## Begin INPUT FOR THIS TASK

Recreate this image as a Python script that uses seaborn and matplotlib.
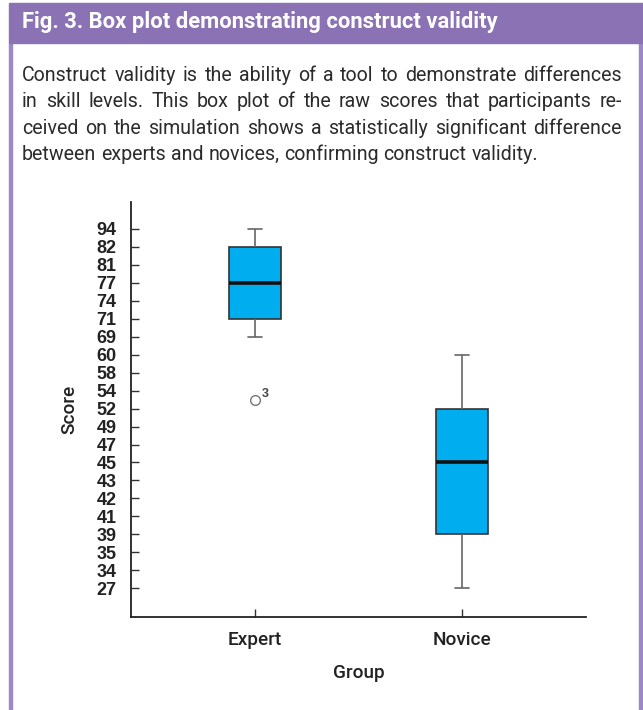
import numpy as np
import pandas as pd
import matplotlib
matplotlib.use('Agg')
import matplotlib.pyplot as plt
import seaborn as sns
from matplotlib.patches import Rectangle
from matplotlib.transforms import IdentityTransform

# --- DATA ---
SCORE_TICKS = [94, 82, 81, 77, 74, 71, 69, 60, 58, 54, 52, 49, 47, 45, 43, 42, 41, 39, 35, 34, 27]
GROUPS = ['Expert', 'Novice']
EXPERT_SCORES = [53, 69, 71, 74, 77, 81, 82, 82, 94]
NOVICE_SCORES = [27, 34, 35, 39, 39, 41, 42, 43, 45, 47, 49, 52, 52, 54, 58, 60, 60]
OUTLIER_CASE = '3'

TITLE = 'Fig. 3. Box plot demonstrating construct validity'
CAPTION = [
    'Construct validity is the ability of a tool to demonstrate differences',
    'in skill levels. This box plot of the raw scores that participants re-',
    'ceived on the simulation shows a statistically significant difference',
    'between experts and novices, confirming construct validity.',
]
# --------------

W, H = 643, 710
PURPLE = '#8A72B4'
BORDER = '#9C88C6'
BOX_BLUE = '#00AEEF'
ARIAL = 'Liberation Sans'

sns.set_style('white')
plt.rcParams['font.family'] = ['Roboto', 'DejaVu Sans']

fig = plt.figure(figsize=(W / 100, H / 100), dpi=100)
px = IdentityTransform()
renderer = fig.canvas.get_renderer()


def fit_size(text, target, base=15, **kw):
    # font size that makes the text span `target` pixels
    t = fig.text(0, 0, text, fontsize=base, **kw)
    w = t.get_window_extent(renderer).width
    t.remove()
    return base * target / w


# frame and header band
fig.patches.append(Rectangle((9, 0), 3, H - 43, transform=px, color=BORDER, zorder=0))
fig.patches.append(Rectangle((639, 0), 3, H - 43, transform=px, color=BORDER, zorder=0))
fig.patches.append(Rectangle((9, H - 43), W - 9, 40, transform=px, color=PURPLE, zorder=0))
title_fs = fit_size(TITLE, 478, fontweight='bold')
fig.text(22, H - 28, TITLE, transform=px, color='white', fontsize=title_fs,
         fontweight='bold', va='baseline', ha='left')

cap_fs = min(15, fit_size(max(CAPTION, key=len), 582))


def put_line(text, x0, x1, y, justify):
    words = text.split(' ')
    arts = [fig.text(0, y, w, transform=px, fontsize=cap_fs, color='#2b2b2b', va='baseline')
            for w in words]
    widths = [a.get_window_extent(renderer).width for a in arts]
    probe = fig.text(0, 0, 'a a', fontsize=cap_fs)
    probe2 = fig.text(0, 0, 'aa', fontsize=cap_fs)
    space = probe.get_window_extent(renderer).width - probe2.get_window_extent(renderer).width
    probe.remove()
    probe2.remove()
    gap = (x1 - x0 - sum(widths)) / (len(words) - 1) if justify else space
    x = x0
    for a, w in zip(arts, widths):
        a.set_x(x)
        x += w + gap


for i, line in enumerate(CAPTION):
    put_line(line, 22, 622, H - (81 + i * 26.3), justify=i < len(CAPTION) - 1)

# --- box plot on the ordinal score axis ---
ascending = sorted(SCORE_TICKS)
df = pd.DataFrame({
    'Group': ['Expert'] * len(EXPERT_SCORES) + ['Novice'] * len(NOVICE_SCORES),
    'Score': EXPERT_SCORES + NOVICE_SCORES,
})
df['Position'] = np.interp(df['Score'], ascending, np.arange(len(ascending)))

ax = fig.add_axes([131 / W, 1 - 617 / H, (586 - 131) / W, (617 - 202) / H])
sns.boxplot(data=df, x='Group', y='Position', order=GROUPS, ax=ax,
            whis=1.0, width=0.25, color=BOX_BLUE, saturation=1,
            linecolor='#333333', linewidth=1.2, capwidths=0.07,
            flierprops=dict(marker='o', markersize=7, markerfacecolor='none',
                            markeredgecolor='#777777', markeredgewidth=1),
            medianprops=dict(color='#111111', linewidth=2.6),
            whiskerprops=dict(color='#666666', linewidth=1.2),
            capprops=dict(color='#666666', linewidth=1.2))

# case label next to the outlier
expert = df[df['Group'] == 'Expert']['Position']
q1, q3 = np.percentile(expert, [25, 75])
outlier = expert[expert < q1 - 1.0 * (q3 - q1)].min()
ax.text(0.03, outlier + 0.32, OUTLIER_CASE, fontsize=9, fontweight='bold',
        color='#444444', family=ARIAL, va='center', ha='left')

tick_fs = fit_size('94', 20, base=12, family=ARIAL, fontweight='bold')
tick_pos = np.interp(SCORE_TICKS, ascending, np.arange(len(ascending)))
ax.set_yticks(tick_pos)
ax.set_yticklabels([str(s) for s in SCORE_TICKS], fontweight='bold',
                   family=ARIAL, fontsize=tick_fs, color='#222222')
ax.set_xlim(-0.6, 1.6)
ax.set_ylim(-1.6, 21.5)
ax.tick_params(axis='both', direction='in', length=6, width=1, color='#333333', left=True, bottom=True)
xfs = fit_size('Expert', 54, fontweight='medium')
ax.tick_params(axis='x', labelcolor='#222222', pad=10)
for lab in ax.get_xticklabels():
    lab.set_fontsize(xfs)
    lab.set_fontweight('medium')
ax.tick_params(axis='y', pad=10.5)
for side in ['top', 'right']:
    ax.spines[side].set_visible(False)
for side in ['left', 'bottom']:
    ax.spines[side].set_color('#222222')
    ax.spines[side].set_linewidth(1.3)
ax.set_xlabel('Group', fontsize=xfs, fontweight='medium', color='#222222', labelpad=11)
ax.set_ylabel('Score', fontsize=xfs, fontweight='medium', color='#222222', labelpad=13)

fig.savefig('out.png', dpi=100)
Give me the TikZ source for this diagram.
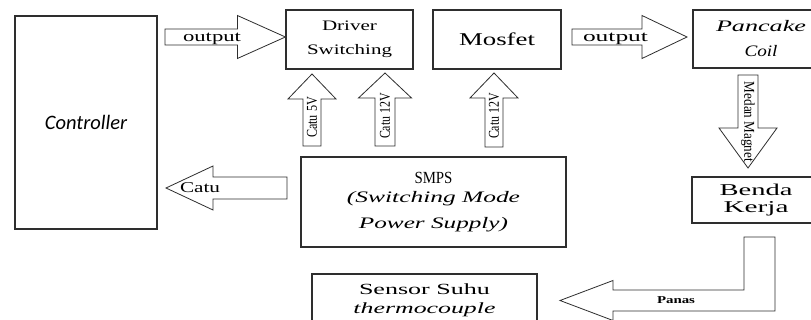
\documentclass[tikz,border=0pt]{standalone}
\usepackage{fontspec}
\usepackage{graphicx}
\usetikzlibrary{calc}
\setmainfont{Liberation Serif}
\newfontfamily\calib{Carlito}
\newcommand\sxw[2]{\resizebox{#1}{\height}{#2}}
\definecolor{linecol}{gray}{0.18}
\newcommand\blockarrow[5]{%
  \coordinate (ba-h) at ($(#2)!#5!(#1)$);
  \draw[barrow] ($(#1)!#3!90:(#2)$) -- ($(ba-h)!#3!90:(#2)$) -- ($(ba-h)!#4!90:(#2)$)
    -- (#2) -- ($(ba-h)!#4!-90:(#2)$) -- ($(ba-h)!#3!-90:(#2)$) -- ($(#1)!#3!-90:(#2)$) -- cycle;
}
\tikzset{
  box/.style={draw=linecol, line width=1.2pt, fill=white, inner sep=0pt, align=center, rectangle},
  barrow/.style={draw=linecol, line width=0.8pt, fill=white, line join=miter},
  lbl/.style={inner sep=0pt, text=black},
}
\begin{document}
\begin{tikzpicture}[x=1pt,y=-1pt]
\useasboundingbox (0,0) rectangle (811,320);
\clip (0,0) rectangle (811,320);
\fill[white] (0,0) rectangle (811,320);

% boxes
\node[box, minimum width=142pt, minimum height=213pt,
      font={\calib\itshape\fontsize{20.5}{24}\selectfont}] (ctrl) at (86,122.5) {Controller};
\node[box, minimum width=127pt, minimum height=59pt,
      font={\fontsize{14.5}{24}\selectfont}] (drv) at (349.5,39.5)
      {\sxw{55pt}{Driver}\\\sxw{85pt}{Switching}};
\node[box, minimum width=128pt, minimum height=59pt,
      font={\fontsize{18}{22}\selectfont}] (mos) at (497,39.5) {\sxw{76pt}{Mosfet}};
\node[box, minimum width=136pt, minimum height=58pt,
      font={\itshape\fontsize{16}{25}\selectfont}] (coil) at (761,39)
      {\sxw{90pt}{Pancake}\\\sxw{33pt}{Coil}};
\node[box, minimum width=128pt, minimum height=46pt,
      font={\fontsize{16.5}{17}\selectfont}] (benda) at (756,200)
      {\sxw{73pt}{Benda}\\\sxw{65pt}{Kerja}};
\node[box, minimum width=265pt, minimum height=90pt,
      font={\fontsize{16}{19}\selectfont}] (smps) at (433.5,202)
      {\sxw{38pt}{\fontsize{17}{19}\selectfont SMPS}\\\sxw{173pt}{\itshape (Switching Mode}\\[7pt]\sxw{149pt}{\itshape Power Supply)}};
\node[box, minimum width=225pt, minimum height=52pt,
      font={\fontsize{15.5}{19}\selectfont}] (sensor) at (424.5,300)
      {\sxw{131pt}{Sensor Suhu}\\\sxw{142pt}{\itshape thermocouple}};

% arrow end points
\coordinate (o1a) at (165,37);
\coordinate (o1b) at (drv.west |- o1a);
\coordinate (o2a) at (572,37);
\coordinate (o2b) at (687,37);
\coordinate (c5a) at (312,146);
\coordinate (c5b) at (312,74);
\coordinate (c12a) at (385,146);
\coordinate (c12b) at (385,73);
\coordinate (c12c) at (494,147);
\coordinate (c12d) at (494,73);
\coordinate (mma) at (748,75);
\coordinate (mmb) at (748,168);
\coordinate (cta) at (287,188);
\coordinate (ctb) at (166,188);

\blockarrow{o1a}{o1b}{8pt}{21.5pt}{48pt}
\blockarrow{o2a}{o2b}{8pt}{21.5pt}{45pt}
\blockarrow{c5a}{c5b}{9pt}{24pt}{25pt}
\blockarrow{c12a}{c12b}{10pt}{26.5pt}{25pt}
\blockarrow{c12c}{c12d}{9pt}{24pt}{25pt}
\blockarrow{mma}{mmb}{10pt}{29pt}{40pt}
\blockarrow{cta}{ctb}{11pt}{22pt}{47pt}

% L-shaped heat arrow
\draw[barrow] (744,237) -- (775,237) -- (775,311) -- (613,311) -- (613,320.5)
  -- (560,300.5) -- (613,280.5) -- (613,290) -- (744,290) -- cycle;

% arrow labels
\node[lbl, anchor=base, font={\fontsize{15}{18}\selectfont}] (lo1) at (212,42) {\sxw{58pt}{output}};
\node[lbl, anchor=base, font={\fontsize{15}{18}\selectfont}] (lo2) at (615.5,42) {\sxw{65pt}{output}};
\node[lbl, anchor=base, font={\fontsize{15}{18}\selectfont}] (lcatu) at (200,193) {\sxw{40pt}{Catu}};
\node[lbl, rotate=90, font={\fontsize{15}{18}\selectfont}] (lc5) at (312,117.5) {\sxw{41pt}{Catu 5V}};
\node[lbl, rotate=90, font={\fontsize{15}{18}\selectfont}] (lc12a) at (385,116) {\sxw{46pt}{Catu 12V}};
\node[lbl, rotate=90, font={\fontsize{15}{18}\selectfont}] (lc12b) at (494,116) {\sxw{46pt}{Catu 12V}};
\node[lbl, rotate=-90, font={\fontsize{15}{18}\selectfont}] (lmm) at (748,122) {\sxw{80pt}{Medan Magnet}};
\node[lbl, anchor=base, font={\bfseries\fontsize{10.5}{12}\selectfont}] (lpanas) at (676,304) {\sxw{38pt}{Panas}};
\end{tikzpicture}
\end{document}
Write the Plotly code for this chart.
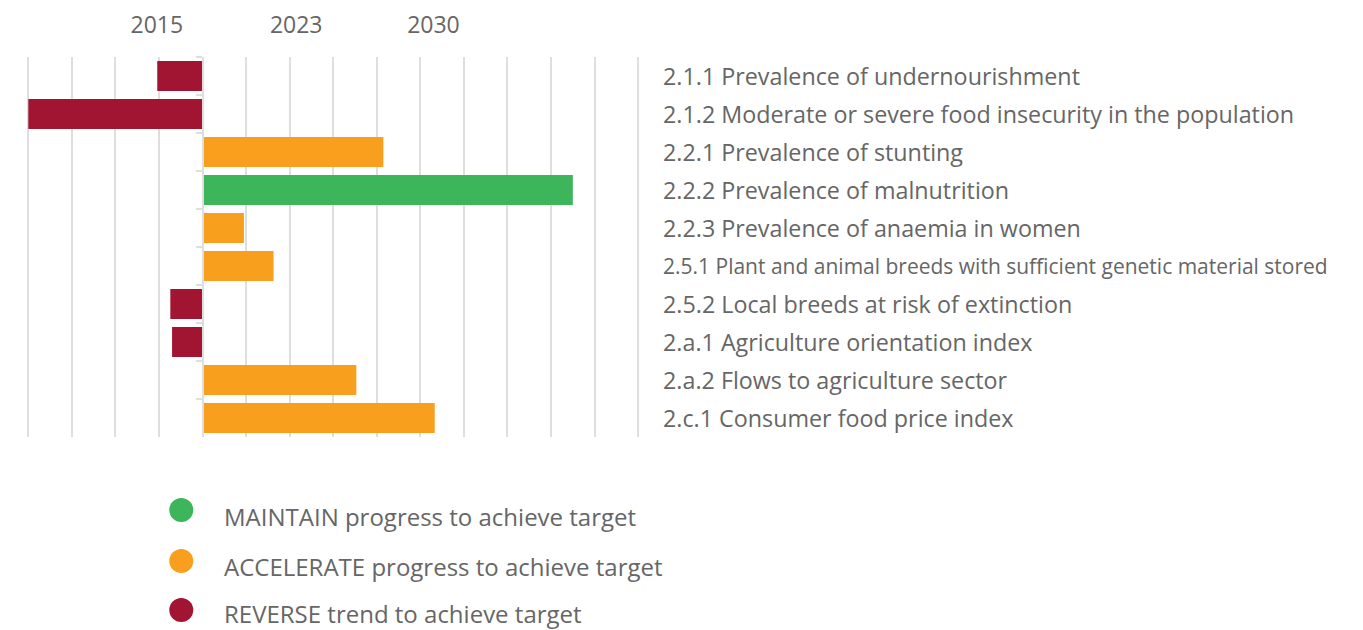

## End INPUT FOR THIS TASK

» EXERCISE GOAL
From the first line of the listing above, repeat every line through the one holding "return base * target / w". Both ends count, and pictures stay out.

» SOLVED PROBLEM
Recreate this image as a Python script that uses seaborn and matplotlib.
import numpy as np
import pandas as pd
import matplotlib
matplotlib.use('Agg')
import matplotlib.pyplot as plt
import seaborn as sns
from matplotlib.patches import Rectangle
from matplotlib.transforms import IdentityTransform

# --- DATA ---
SCORE_TICKS = [94, 82, 81, 77, 74, 71, 69, 60, 58, 54, 52, 49, 47, 45, 43, 42, 41, 39, 35, 34, 27]
GROUPS = ['Expert', 'Novice']
EXPERT_SCORES = [53, 69, 71, 74, 77, 81, 82, 82, 94]
NOVICE_SCORES = [27, 34, 35, 39, 39, 41, 42, 43, 45, 47, 49, 52, 52, 54, 58, 60, 60]
OUTLIER_CASE = '3'

TITLE = 'Fig. 3. Box plot demonstrating construct validity'
CAPTION = [
    'Construct validity is the ability of a tool to demonstrate differences',
    'in skill levels. This box plot of the raw scores that participants re-',
    'ceived on the simulation shows a statistically significant difference',
    'between experts and novices, confirming construct validity.',
]
# --------------

W, H = 643, 710
PURPLE = '#8A72B4'
BORDER = '#9C88C6'
BOX_BLUE = '#00AEEF'
ARIAL = 'Liberation Sans'

sns.set_style('white')
plt.rcParams['font.family'] = ['Roboto', 'DejaVu Sans']

fig = plt.figure(figsize=(W / 100, H / 100), dpi=100)
px = IdentityTransform()
renderer = fig.canvas.get_renderer()


def fit_size(text, target, base=15, **kw):
    # font size that makes the text span `target` pixels
    t = fig.text(0, 0, text, fontsize=base, **kw)
    w = t.get_window_extent(renderer).width
    t.remove()
    return base * target / w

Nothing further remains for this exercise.